====== Source material

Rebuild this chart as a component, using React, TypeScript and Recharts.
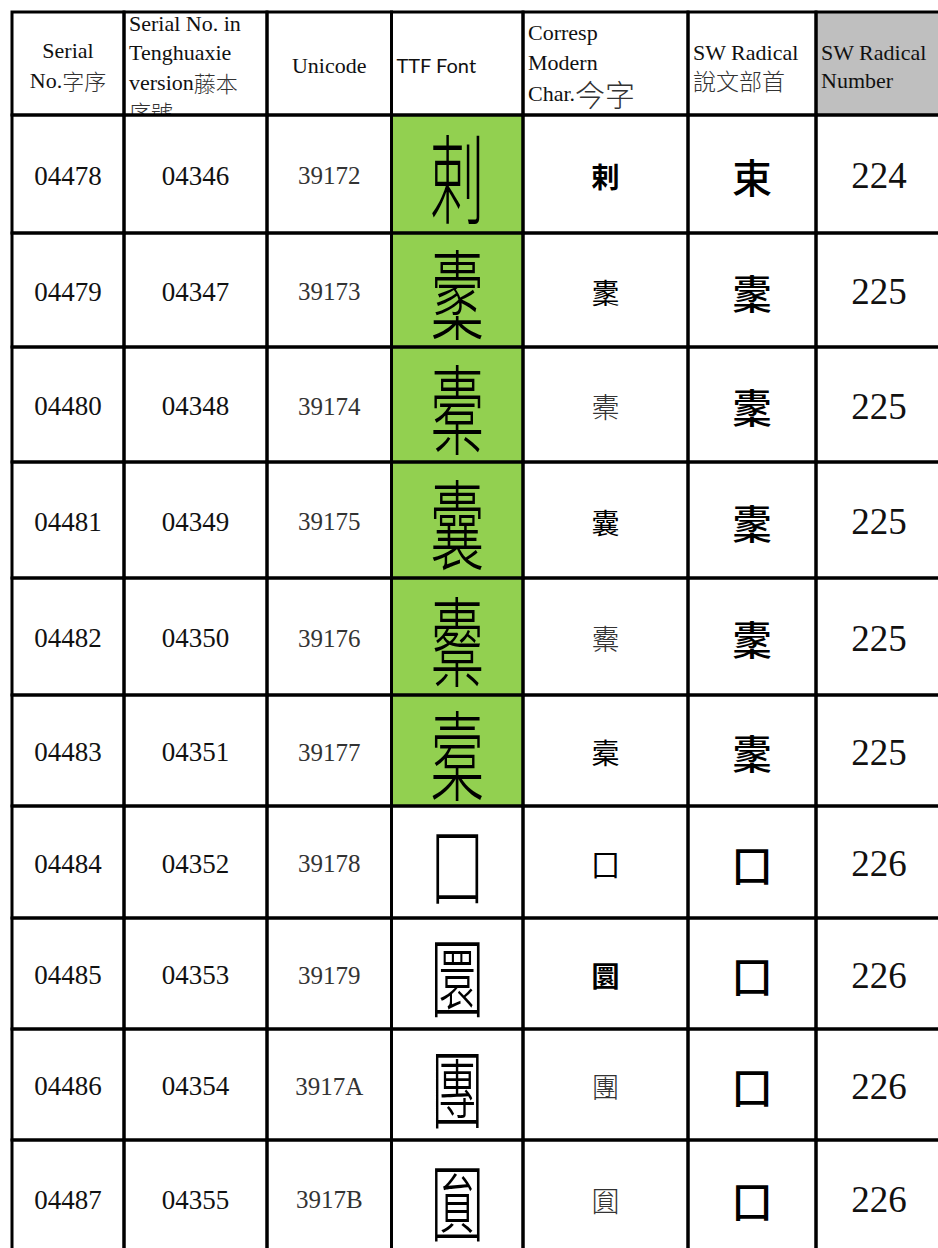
import React from 'react';
import { ScatterChart, Scatter, XAxis, YAxis } from 'recharts';

// table content
const headerLines = [
  ['Serial', 'No.字序'],
  ['Serial No. in', 'Tenghuaxie', 'version藤本', '序號'],
  ['Unicode'],
  ['TTF Font'],
  ['Corresp', 'Modern', 'Char.今字'],
  ['SW Radical', '說文部首'],
  ['SW Radical', 'Number'],
];
const serialNumbers = ['04478', '04479', '04480', '04481', '04482', '04483', '04484', '04485', '04486', '04487'];
const tenghuaNumbers = ['04346', '04347', '04348', '04349', '04350', '04351', '04352', '04353', '04354', '04355'];
const unicodePoints = ['39172', '39173', '39174', '39175', '39176', '39177', '39178', '39179', '3917A', '3917B'];
const sealGlyphs = ['剌', '㯻', '橐', '囊', '櫜', '槖', '囗', '圜', '團', '圎'];
const modernChars = ['剌', '㯻', '橐', '囊', '櫜', '槖', '囗', '圜', '團', '圎'];
const radicals = ['束', '㯻', '㯻', '㯻', '㯻', '㯻', '囗', '囗', '囗', '囗'];
const radicalNumbers = [224, 225, 225, 225, 225, 225, 226, 226, 226, 226];

// layout (pixels of the page)
const COL_EDGES = [12, 124, 267, 391.5, 523, 688, 816, 942];
const ROW_EDGES = [12, 115, 233, 347, 462, 578, 695, 806, 918, 1029, 1140, 1256];
const GREEN_ROWS = 6;
const HEADER_ALIGN = ['middle', 'start', 'middle', 'start', 'start', 'start', 'start'];
const HEADER_LINE_Y = [
  [38, 68],
  [11, 40, 70, 99],
  [53],
  [53],
  [20, 50, 81],
  [40, 68],
  [40, 68],
];
const HEADER_CJK_SIZE = [22, 22, 22, 22, 30, 23, 22];
const MODERN_WEIGHT = [700, 400, 300, 400, 300, 400, 400, 700, 300, 300];
const SEAL_STRETCH = [1.8, 1.8, 1.8, 1.8, 1.8, 1.8, 1.5, 1.6, 1.6, 1.55];

const SERIF = "'Liberation Serif', 'Noto Sans CJK TC', serif";
const CJK = "'Noto Sans CJK TC', sans-serif";

type CellDatum = { x: number; y: number; w: number; h: number; row: number; col: number };

const cells: CellDatum[] = [];
for (let r = 0; r < ROW_EDGES.length - 1; r++) {
  for (let c = 0; c < COL_EDGES.length - 1; c++) {
    cells.push({
      x: (COL_EDGES[c] + COL_EDGES[c + 1]) / 2,
      y: (ROW_EDGES[r] + ROW_EDGES[r + 1]) / 2,
      w: COL_EDGES[c + 1] - COL_EDGES[c],
      h: ROW_EDGES[r + 1] - ROW_EDGES[r],
      row: r,
      col: c,
    });
  }
}

const splitRuns = (s: string) => s.match(/[\u3400-\u9fff]+|[^\u3400-\u9fff]+/g) || [];
const isCjk = (s: string) => /[\u3400-\u9fff]/.test(s);

const HeaderText = ({ col, left, top, w, h, cx }: any) => {
  const clipId = `hclip-${col}`;
  const anchor = HEADER_ALIGN[col];
  const tx = anchor === 'middle' ? cx : left + 5;
  return (
    <g>
      <defs>
        <clipPath id={clipId}>
          <rect x={left} y={top} width={w} height={h} />
        </clipPath>
      </defs>
      <g clipPath={`url(#${clipId})`}>
        {headerLines[col].map((line, i) => (
          <text
            key={i}
            x={tx}
            y={top + HEADER_LINE_Y[col][i]}
            textAnchor={anchor}
            dominantBaseline="central"
            fontFamily={SERIF}
            fontSize={col === 3 ? 20 : 22}
            fill="#111"
          >
            {splitRuns(line).map((run, k) =>
              isCjk(run) ? (
                <tspan key={k} fontFamily={CJK} fontWeight={300} fontSize={HEADER_CJK_SIZE[col]} fill="#333">
                  {run}
                </tspan>
              ) : (
                <tspan key={k} fontFamily={col === 3 ? "Lato, 'Open Sans', sans-serif" : SERIF}>
                  {run}
                </tspan>
              )
            )}
          </text>
        ))}
      </g>
    </g>
  );
};

const CellFill = (props: any) => {
  const { cx, cy, payload } = props;
  const { w, h, row, col } = payload as CellDatum;
  const left = cx - w / 2;
  const top = cy - h / 2;
  let bg = 'none';
  if (row === 0 && col === 6) bg = '#bfbfbf';
  if (row >= 1 && row <= GREEN_ROWS && col === 3) bg = '#92d050';

  let content: React.ReactNode = null;
  if (row === 0) {
    content = <HeaderText col={col} left={left} top={top} w={w} h={h} cx={cx} />;
  } else {
    const i = row - 1;
    const common = { x: cx, y: cy + 1.5, textAnchor: 'middle' as const, dominantBaseline: 'central' as const };
    if (col === 0) content = <text {...common} fontFamily={SERIF} fontSize={27} fill="#111">{serialNumbers[i]}</text>;
    if (col === 1) content = <text {...common} fontFamily={SERIF} fontSize={27} fill="#111">{tenghuaNumbers[i]}</text>;
    if (col === 2) content = <text {...common} fontFamily={SERIF} fontSize={25} fill="#333">{unicodePoints[i]}</text>;
    if (col === 3)
      content = (
        <text
          transform={`translate(${cx} ${cy}) scale(1 ${SEAL_STRETCH[i]})`}
          textAnchor="middle"
          dominantBaseline="central"
          fontFamily={CJK}
          fontWeight={300}
          fontSize={54}
          fill="#000"
        >
          {sealGlyphs[i]}
        </text>
      );
    if (col === 4)
      content = (
        <text {...common} fontFamily={CJK} fontWeight={MODERN_WEIGHT[i]} fontSize={28} fill={MODERN_WEIGHT[i] < 400 ? '#333' : '#000'}>
          {modernChars[i]}
        </text>
      );
    if (col === 5) content = <text {...common} fontFamily={CJK} fontWeight={500} fontSize={40} fill="#000">{radicals[i]}</text>;
    if (col === 6) content = <text {...common} fontFamily={SERIF} fontSize={37} fill="#111">{radicalNumbers[i]}</text>;
  }

  return (
    <g>
      <rect x={left} y={top} width={w} height={h} fill={bg} stroke="none" />
      {content}
    </g>
  );
};

const CellBorder = (props: any) => {
  const { cx, cy, payload } = props;
  const { w, h } = payload as CellDatum;
  return <rect x={cx - w / 2} y={cy - h / 2} width={w} height={h} fill="none" stroke="#000" strokeWidth={3} />;
};

export default function App() {
  return (
    <div style={{ position: 'absolute', left: 0, top: 0, background: '#fff' }}>
      <ScatterChart width={938} height={1248} margin={{ top: 0, right: 0, bottom: 0, left: 0 }}>
        <XAxis type="number" dataKey="x" domain={[0, 938]} hide />
        <YAxis type="number" dataKey="y" domain={[0, 1248]} reversed hide />
        <Scatter data={cells} shape={CellFill} isAnimationActive={false} />
        <Scatter data={cells} shape={CellBorder} isAnimationActive={false} />
      </ScatterChart>
    </div>
  );
}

============

→ **Task directions**: Restate the data above word for word. Skip every picture.

→ **Solution**:
Rebuild this chart as a component, using React, TypeScript and Recharts.
import React from 'react';
import { ScatterChart, Scatter, XAxis, YAxis } from 'recharts';

// table content
const headerLines = [
  ['Serial', 'No.字序'],
  ['Serial No. in', 'Tenghuaxie', 'version藤本', '序號'],
  ['Unicode'],
  ['TTF Font'],
  ['Corresp', 'Modern', 'Char.今字'],
  ['SW Radical', '說文部首'],
  ['SW Radical', 'Number'],
];
const serialNumbers = ['04478', '04479', '04480', '04481', '04482', '04483', '04484', '04485', '04486', '04487'];
const tenghuaNumbers = ['04346', '04347', '04348', '04349', '04350', '04351', '04352', '04353', '04354', '04355'];
const unicodePoints = ['39172', '39173', '39174', '39175', '39176', '39177', '39178', '39179', '3917A', '3917B'];
const sealGlyphs = ['剌', '㯻', '橐', '囊', '櫜', '槖', '囗', '圜', '團', '圎'];
const modernChars = ['剌', '㯻', '橐', '囊', '櫜', '槖', '囗', '圜', '團', '圎'];
const radicals = ['束', '㯻', '㯻', '㯻', '㯻', '㯻', '囗', '囗', '囗', '囗'];
const radicalNumbers = [224, 225, 225, 225, 225, 225, 226, 226, 226, 226];

// layout (pixels of the page)
const COL_EDGES = [12, 124, 267, 391.5, 523, 688, 816, 942];
const ROW_EDGES = [12, 115, 233, 347, 462, 578, 695, 806, 918, 1029, 1140, 1256];
const GREEN_ROWS = 6;
const HEADER_ALIGN = ['middle', 'start', 'middle', 'start', 'start', 'start', 'start'];
const HEADER_LINE_Y = [
  [38, 68],
  [11, 40, 70, 99],
  [53],
  [53],
  [20, 50, 81],
  [40, 68],
  [40, 68],
];
const HEADER_CJK_SIZE = [22, 22, 22, 22, 30, 23, 22];
const MODERN_WEIGHT = [700, 400, 300, 400, 300, 400, 400, 700, 300, 300];
const SEAL_STRETCH = [1.8, 1.8, 1.8, 1.8, 1.8, 1.8, 1.5, 1.6, 1.6, 1.55];

const SERIF = "'Liberation Serif', 'Noto Sans CJK TC', serif";
const CJK = "'Noto Sans CJK TC', sans-serif";

type CellDatum = { x: number; y: number; w: number; h: number; row: number; col: number };

const cells: CellDatum[] = [];
for (let r = 0; r < ROW_EDGES.length - 1; r++) {
  for (let c = 0; c < COL_EDGES.length - 1; c++) {
    cells.push({
      x: (COL_EDGES[c] + COL_EDGES[c + 1]) / 2,
      y: (ROW_EDGES[r] + ROW_EDGES[r + 1]) / 2,
      w: COL_EDGES[c + 1] - COL_EDGES[c],
      h: ROW_EDGES[r + 1] - ROW_EDGES[r],
      row: r,
      col: c,
    });
  }
}

const splitRuns = (s: string) => s.match(/[\u3400-\u9fff]+|[^\u3400-\u9fff]+/g) || [];
const isCjk = (s: string) => /[\u3400-\u9fff]/.test(s);

const HeaderText = ({ col, left, top, w, h, cx }: any) => {
  const clipId = `hclip-${col}`;
  const anchor = HEADER_ALIGN[col];
  const tx = anchor === 'middle' ? cx : left + 5;
  return (
    <g>
      <defs>
        <clipPath id={clipId}>
          <rect x={left} y={top} width={w} height={h} />
        </clipPath>
      </defs>
      <g clipPath={`url(#${clipId})`}>
        {headerLines[col].map((line, i) => (
          <text
            key={i}
            x={tx}
            y={top + HEADER_LINE_Y[col][i]}
            textAnchor={anchor}
            dominantBaseline="central"
            fontFamily={SERIF}
            fontSize={col === 3 ? 20 : 22}
            fill="#111"
          >
            {splitRuns(line).map((run, k) =>
              isCjk(run) ? (
                <tspan key={k} fontFamily={CJK} fontWeight={300} fontSize={HEADER_CJK_SIZE[col]} fill="#333">
                  {run}
                </tspan>
              ) : (
                <tspan key={k} fontFamily={col === 3 ? "Lato, 'Open Sans', sans-serif" : SERIF}>
                  {run}
                </tspan>
              )
            )}
          </text>
        ))}
      </g>
    </g>
  );
};

const CellFill = (props: any) => {
  const { cx, cy, payload } = props;
  const { w, h, row, col } = payload as CellDatum;
  const left = cx - w / 2;
  const top = cy - h / 2;
  let bg = 'none';
  if (row === 0 && col === 6) bg = '#bfbfbf';
  if (row >= 1 && row <= GREEN_ROWS && col === 3) bg = '#92d050';

  let content: React.ReactNode = null;
  if (row === 0) {
    content = <HeaderText col={col} left={left} top={top} w={w} h={h} cx={cx} />;
  } else {
    const i = row - 1;
    const common = { x: cx, y: cy + 1.5, textAnchor: 'middle' as const, dominantBaseline: 'central' as const };
    if (col === 0) content = <text {...common} fontFamily={SERIF} fontSize={27} fill="#111">{serialNumbers[i]}</text>;
    if (col === 1) content = <text {...common} fontFamily={SERIF} fontSize={27} fill="#111">{tenghuaNumbers[i]}</text>;
    if (col === 2) content = <text {...common} fontFamily={SERIF} fontSize={25} fill="#333">{unicodePoints[i]}</text>;
    if (col === 3)
      content = (
        <text
          transform={`translate(${cx} ${cy}) scale(1 ${SEAL_STRETCH[i]})`}
          textAnchor="middle"
          dominantBaseline="central"
          fontFamily={CJK}
          fontWeight={300}
          fontSize={54}
          fill="#000"
        >
          {sealGlyphs[i]}
        </text>
      );
    if (col === 4)
      content = (
        <text {...common} fontFamily={CJK} fontWeight={MODERN_WEIGHT[i]} fontSize={28} fill={MODERN_WEIGHT[i] < 400 ? '#333' : '#000'}>
          {modernChars[i]}
        </text>
      );
    if (col === 5) content = <text {...common} fontFamily={CJK} fontWeight={500} fontSize={40} fill="#000">{radicals[i]}</text>;
    if (col === 6) content = <text {...common} fontFamily={SERIF} fontSize={37} fill="#111">{radicalNumbers[i]}</text>;
  }

  return (
    <g>
      <rect x={left} y={top} width={w} height={h} fill={bg} stroke="none" />
      {content}
    </g>
  );
};

const CellBorder = (props: any) => {
  const { cx, cy, payload } = props;
  const { w, h } = payload as CellDatum;
  return <rect x={cx - w / 2} y={cy - h / 2} width={w} height={h} fill="none" stroke="#000" strokeWidth={3} />;
};

export default function App() {
  return (
    <div style={{ position: 'absolute', left: 0, top: 0, background: '#fff' }}>
      <ScatterChart width={938} height={1248} margin={{ top: 0, right: 0, bottom: 0, left: 0 }}>
        <XAxis type="number" dataKey="x" domain={[0, 938]} hide />
        <YAxis type="number" dataKey="y" domain={[0, 1248]} reversed hide />
        <Scatter data={cells} shape={CellFill} isAnimationActive={false} />
        <Scatter data={cells} shape={CellBorder} isAnimationActive={false} />
      </ScatterChart>
    </div>
  );
}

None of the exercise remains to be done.